Do audiences seriously want more of what’s been “trending” for the last few years in some cities in Mainland China- the booking of singers and dancers from Eastern Europe- who can’t sing or dance? Why have they been booked? They’re young, they’re females, they’re fairly attractive and have been hand picked, especially in the Ukraine, for their ability to pander to the kindness of Chinese strangers and businessmen who frequent bars and clubs looking for company.

Then, there’s always Macau and the Middle East, mainly Dubai and Bahrain, where foreign bands are booked, not for their musicianship, but for either VIP junkets where all the money is made in the casinos and, whatever entertainment there is, becomes part of the deal, or simply for bragging rights: We have a foreign band from overseas.

This part of the music business will continue. It’s like all those standing ovations for tuneless performances at the Grammys or television audiences erupting into wild applause when one of those Voices or Idols hit a high note no matter how sharp it might be or when growling is mistaken for “soul”. Erasing decades of ignorance is beyond our control.

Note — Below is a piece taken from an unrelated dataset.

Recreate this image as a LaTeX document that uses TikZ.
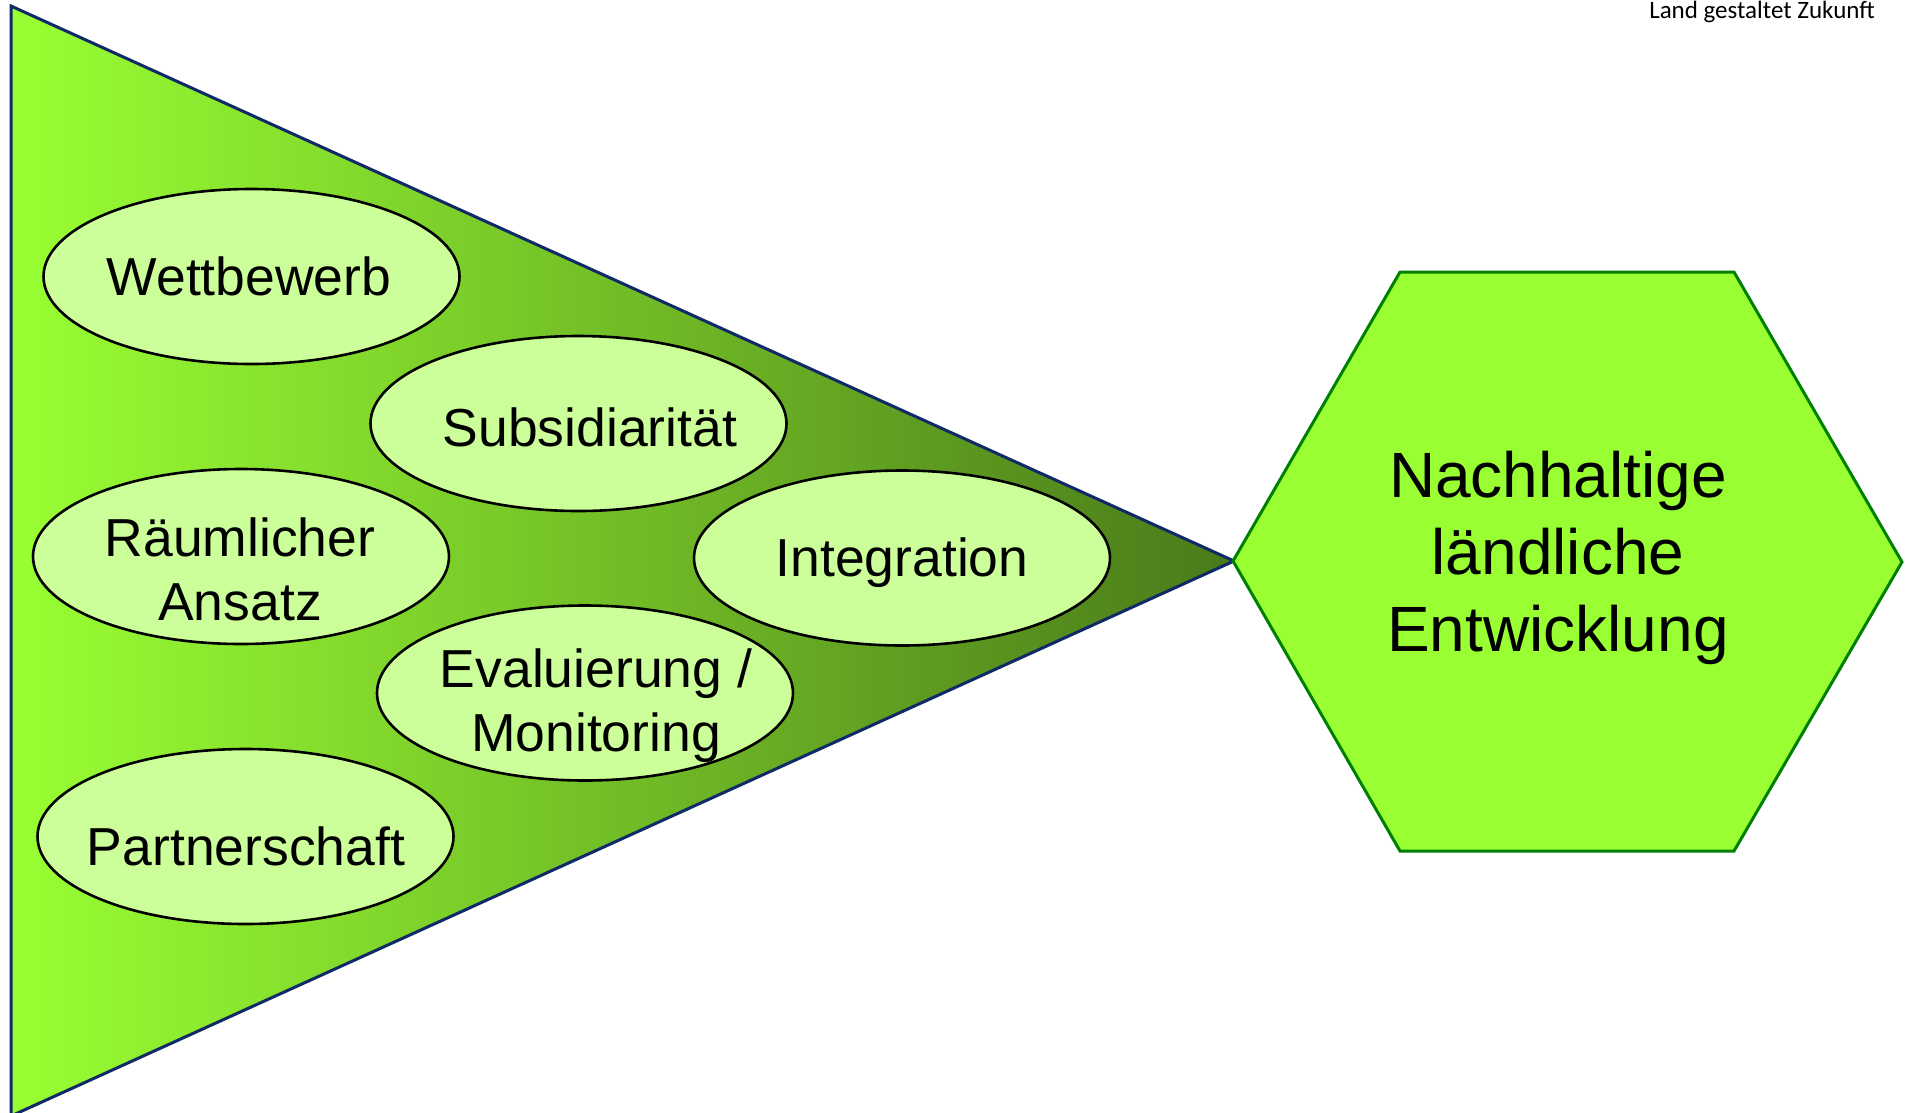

Moving forward, however, what’s lacking in Asia is good original talent from the West. There are venues gasping for air, but this has to do with a lack of talent. Have some form of guarantee that a city like Hong Kong can have access to an ongoing roster of good Western talent performing music- Pop, Jazz, Rock- and more venues will open. The money is here and so is the commitment.
The roaring silence one currently hears is the lack of music- good music performed in English by good musicians who won’t settle for Okay, and are able to push the creative envelope. And Asia doesn’t need one or two of these musicians. That creates a small closed shop and vastly inflated prices. What’s needed is a community of musicians with the emphasis being on a diverse group of singers.